Provided data:
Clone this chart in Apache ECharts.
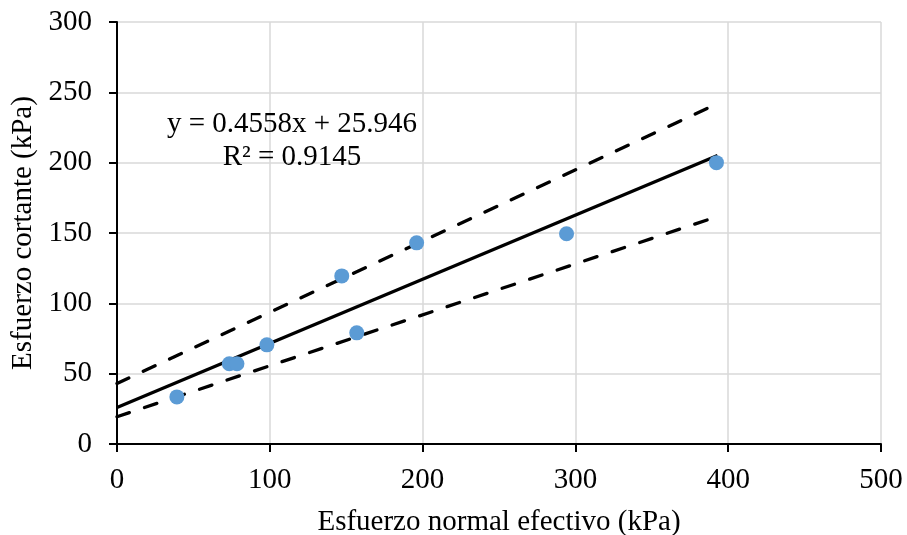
<!DOCTYPE html>
<html>
<head>
<meta charset="utf-8">
<script src="https://cdn.jsdelivr.net/npm/echarts@6/dist/echarts.min.js"></script>
<style>
html,body{margin:0;padding:0;background:#fff;}
#chart{width:907px;height:535px;}
</style>
</head>
<body>
<div id="chart"></div>
<script>
// Data
const sigmaN = [39.2, 73.5, 78.5, 98.1, 147.1, 156.9, 196.1, 294.2, 392.3];
const tau = [33.5, 57, 57, 70.5, 119.5, 79, 143, 149.5, 200];
const trendX = [0, 393];
const trendY = [25.9, 205.1];
const upperX = [0, 390];
const upperY = [43, 240.5];
const lowerX = [0, 391];
const lowerY = [19.4, 161];
const xTicks = [0, 100, 200, 300, 400, 500];
const yTicks = [0, 50, 100, 150, 200, 250, 300];
const eqLine1 = 'y = 0.4558x + 25.946';
const eqLine2 = 'R² = 0.9145';

const FONT = '"Liberation Serif", "Times New Roman", serif';
const pairs = (xs, ys) => xs.map((x, i) => [x, ys[i]]);

const chart = echarts.init(document.getElementById('chart'), null, {renderer: 'canvas'});
const dashStyle = {color: '#000', width: 3.3, type: [13, 16], cap: 'round'};
chart.setOption({
  animation: false,
  backgroundColor: '#fff',
  grid: {left: 117, right: 26, top: 22, bottom: 91, containLabel: false, outerBoundsMode: 'none'},
  xAxis: {
    type: 'value', min: xTicks[0], max: xTicks[xTicks.length - 1], interval: 100,
    name: 'Esfuerzo normal efectivo (kPa)', nameLocation: 'middle', nameGap: 64,
    nameTextStyle: {fontFamily: FONT, fontSize: 29, color: '#000'},
    axisLine: {onZero: false, lineStyle: {color: '#000', width: 2}},
    axisTick: {show: true, inside: false, length: 8, lineStyle: {color: '#000', width: 2}},
    axisLabel: {margin: 22, fontFamily: FONT, fontSize: 29, color: '#000'},
    splitLine: {show: true, lineStyle: {color: '#d9d9d9', width: 1.5}}
  },
  yAxis: {
    type: 'value', min: yTicks[0], max: yTicks[yTicks.length - 1], interval: 50,
    name: 'Esfuerzo cortante (kPa)', nameLocation: 'middle', nameGap: 76,
    nameTextStyle: {fontFamily: FONT, fontSize: 29, color: '#000'},
    axisLine: {onZero: false, lineStyle: {color: '#000', width: 2}},
    axisTick: {show: true, inside: false, length: 8, lineStyle: {color: '#000', width: 2}},
    axisLabel: {margin: 25, fontFamily: FONT, fontSize: 29, color: '#000'},
    splitLine: {show: true, lineStyle: {color: '#d9d9d9', width: 1.5}}
  },
  series: [
    {type: 'line', data: pairs(upperX, upperY), symbol: 'none', lineStyle: dashStyle, z: 3},
    {type: 'line', data: pairs(lowerX, lowerY), symbol: 'none', lineStyle: dashStyle, z: 3},
    {type: 'line', data: pairs(trendX, trendY), symbol: 'none', lineStyle: {color: '#000', width: 3.3}, z: 3},
    {type: 'scatter', data: pairs(sigmaN, tau), symbol: 'circle', symbolSize: 15,
     itemStyle: {color: '#5b9bd5', opacity: 1}, z: 4}
  ],
  graphic: [
    {type: 'text', x: 292, y: 124, z: 10, style: {text: eqLine1, font: '29px ' + FONT, fill: '#000', align: 'center', verticalAlign: 'middle'}},
    {type: 'text', x: 292, y: 157, z: 10, style: {text: eqLine2, font: '29px ' + FONT, fill: '#000', align: 'center', verticalAlign: 'middle'}}
  ]
});
</script>
</body>
</html>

What the task requires:
Reproduce the listing word for word and omit its pictures.

Exercise solution:
Clone this chart in Apache ECharts.
<!DOCTYPE html>
<html>
<head>
<meta charset="utf-8">
<script src="https://cdn.jsdelivr.net/npm/echarts@6/dist/echarts.min.js"></script>
<style>
html,body{margin:0;padding:0;background:#fff;}
#chart{width:907px;height:535px;}
</style>
</head>
<body>
<div id="chart"></div>
<script>
// Data
const sigmaN = [39.2, 73.5, 78.5, 98.1, 147.1, 156.9, 196.1, 294.2, 392.3];
const tau = [33.5, 57, 57, 70.5, 119.5, 79, 143, 149.5, 200];
const trendX = [0, 393];
const trendY = [25.9, 205.1];
const upperX = [0, 390];
const upperY = [43, 240.5];
const lowerX = [0, 391];
const lowerY = [19.4, 161];
const xTicks = [0, 100, 200, 300, 400, 500];
const yTicks = [0, 50, 100, 150, 200, 250, 300];
const eqLine1 = 'y = 0.4558x + 25.946';
const eqLine2 = 'R² = 0.9145';

const FONT = '"Liberation Serif", "Times New Roman", serif';
const pairs = (xs, ys) => xs.map((x, i) => [x, ys[i]]);

const chart = echarts.init(document.getElementById('chart'), null, {renderer: 'canvas'});
const dashStyle = {color: '#000', width: 3.3, type: [13, 16], cap: 'round'};
chart.setOption({
  animation: false,
  backgroundColor: '#fff',
  grid: {left: 117, right: 26, top: 22, bottom: 91, containLabel: false, outerBoundsMode: 'none'},
  xAxis: {
    type: 'value', min: xTicks[0], max: xTicks[xTicks.length - 1], interval: 100,
    name: 'Esfuerzo normal efectivo (kPa)', nameLocation: 'middle', nameGap: 64,
    nameTextStyle: {fontFamily: FONT, fontSize: 29, color: '#000'},
    axisLine: {onZero: false, lineStyle: {color: '#000', width: 2}},
    axisTick: {show: true, inside: false, length: 8, lineStyle: {color: '#000', width: 2}},
    axisLabel: {margin: 22, fontFamily: FONT, fontSize: 29, color: '#000'},
    splitLine: {show: true, lineStyle: {color: '#d9d9d9', width: 1.5}}
  },
  yAxis: {
    type: 'value', min: yTicks[0], max: yTicks[yTicks.length - 1], interval: 50,
    name: 'Esfuerzo cortante (kPa)', nameLocation: 'middle', nameGap: 76,
    nameTextStyle: {fontFamily: FONT, fontSize: 29, color: '#000'},
    axisLine: {onZero: false, lineStyle: {color: '#000', width: 2}},
    axisTick: {show: true, inside: false, length: 8, lineStyle: {color: '#000', width: 2}},
    axisLabel: {margin: 25, fontFamily: FONT, fontSize: 29, color: '#000'},
    splitLine: {show: true, lineStyle: {color: '#d9d9d9', width: 1.5}}
  },
  series: [
    {type: 'line', data: pairs(upperX, upperY), symbol: 'none', lineStyle: dashStyle, z: 3},
    {type: 'line', data: pairs(lowerX, lowerY), symbol: 'none', lineStyle: dashStyle, z: 3},
    {type: 'line', data: pairs(trendX, trendY), symbol: 'none', lineStyle: {color: '#000', width: 3.3}, z: 3},
    {type: 'scatter', data: pairs(sigmaN, tau), symbol: 'circle', symbolSize: 15,
     itemStyle: {color: '#5b9bd5', opacity: 1}, z: 4}
  ],
  graphic: [
    {type: 'text', x: 292, y: 124, z: 10, style: {text: eqLine1, font: '29px ' + FONT, fill: '#000', align: 'center', verticalAlign: 'middle'}},
    {type: 'text', x: 292, y: 157, z: 10, style: {text: eqLine2, font: '29px ' + FONT, fill: '#000', align: 'center', verticalAlign: 'middle'}}
  ]
});
</script>
</body>
</html>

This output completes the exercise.